■ Provided records:
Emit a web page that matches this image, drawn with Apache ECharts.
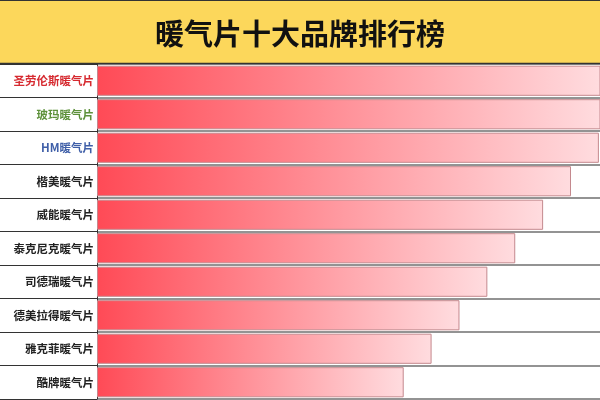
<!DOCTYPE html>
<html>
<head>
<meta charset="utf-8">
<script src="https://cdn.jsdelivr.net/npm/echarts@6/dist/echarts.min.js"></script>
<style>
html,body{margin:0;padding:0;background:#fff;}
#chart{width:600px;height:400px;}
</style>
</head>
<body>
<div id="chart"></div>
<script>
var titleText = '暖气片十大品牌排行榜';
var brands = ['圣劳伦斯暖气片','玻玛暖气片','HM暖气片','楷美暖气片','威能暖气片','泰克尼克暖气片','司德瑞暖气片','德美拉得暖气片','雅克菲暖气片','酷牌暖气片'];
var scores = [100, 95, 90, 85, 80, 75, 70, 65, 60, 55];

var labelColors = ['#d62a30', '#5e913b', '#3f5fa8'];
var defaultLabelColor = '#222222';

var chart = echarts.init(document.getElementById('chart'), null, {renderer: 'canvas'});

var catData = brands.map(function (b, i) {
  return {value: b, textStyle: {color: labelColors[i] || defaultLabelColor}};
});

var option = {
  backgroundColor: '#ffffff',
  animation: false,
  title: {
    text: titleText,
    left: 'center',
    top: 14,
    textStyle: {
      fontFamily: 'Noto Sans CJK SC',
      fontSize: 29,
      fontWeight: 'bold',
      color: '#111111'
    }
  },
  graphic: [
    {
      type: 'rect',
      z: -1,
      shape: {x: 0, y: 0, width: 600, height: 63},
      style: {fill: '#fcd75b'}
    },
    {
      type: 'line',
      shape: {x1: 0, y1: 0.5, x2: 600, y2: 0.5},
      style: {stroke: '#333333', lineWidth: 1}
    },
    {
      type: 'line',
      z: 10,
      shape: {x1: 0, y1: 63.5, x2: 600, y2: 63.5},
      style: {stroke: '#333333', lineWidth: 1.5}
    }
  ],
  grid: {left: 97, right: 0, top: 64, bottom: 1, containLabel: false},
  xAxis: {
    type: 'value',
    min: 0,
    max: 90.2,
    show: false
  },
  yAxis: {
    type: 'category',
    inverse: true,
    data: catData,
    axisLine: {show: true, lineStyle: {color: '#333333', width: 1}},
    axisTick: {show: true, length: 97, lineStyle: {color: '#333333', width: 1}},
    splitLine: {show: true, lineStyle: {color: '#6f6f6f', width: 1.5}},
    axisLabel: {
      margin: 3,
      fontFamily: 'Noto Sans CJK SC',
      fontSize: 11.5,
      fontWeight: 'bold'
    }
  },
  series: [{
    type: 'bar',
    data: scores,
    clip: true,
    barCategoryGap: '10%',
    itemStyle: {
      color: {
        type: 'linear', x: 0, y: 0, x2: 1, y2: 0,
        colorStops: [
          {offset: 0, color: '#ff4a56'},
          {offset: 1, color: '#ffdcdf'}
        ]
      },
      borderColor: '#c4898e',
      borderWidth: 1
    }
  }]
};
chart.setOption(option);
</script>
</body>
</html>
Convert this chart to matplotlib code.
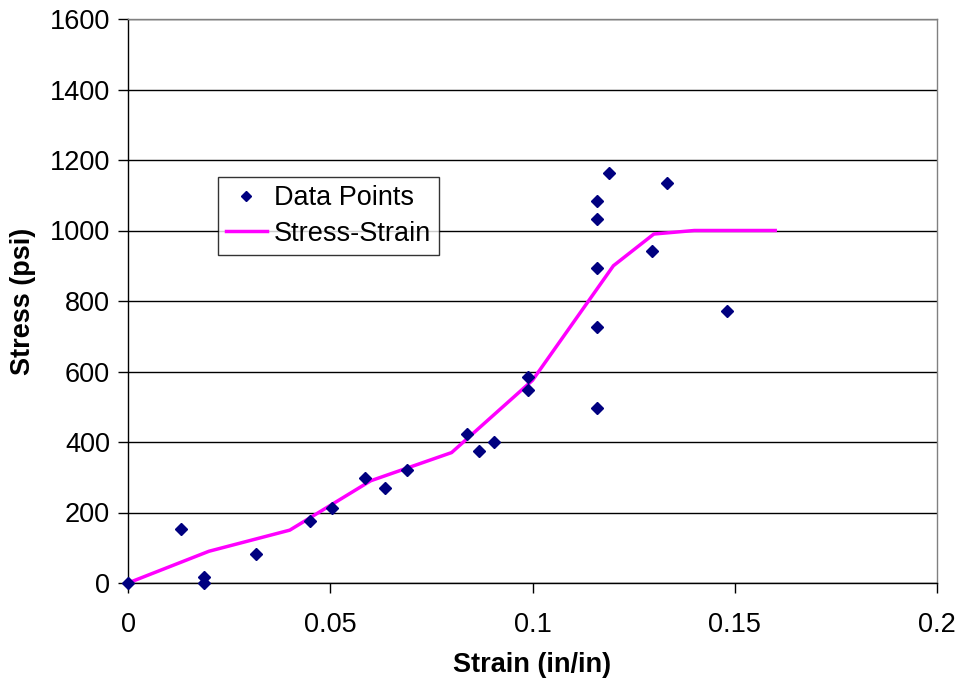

■ Exercise description:
Each line that holds the string "this" counts once; give the total and nothing else.

■ Finished exercise:
2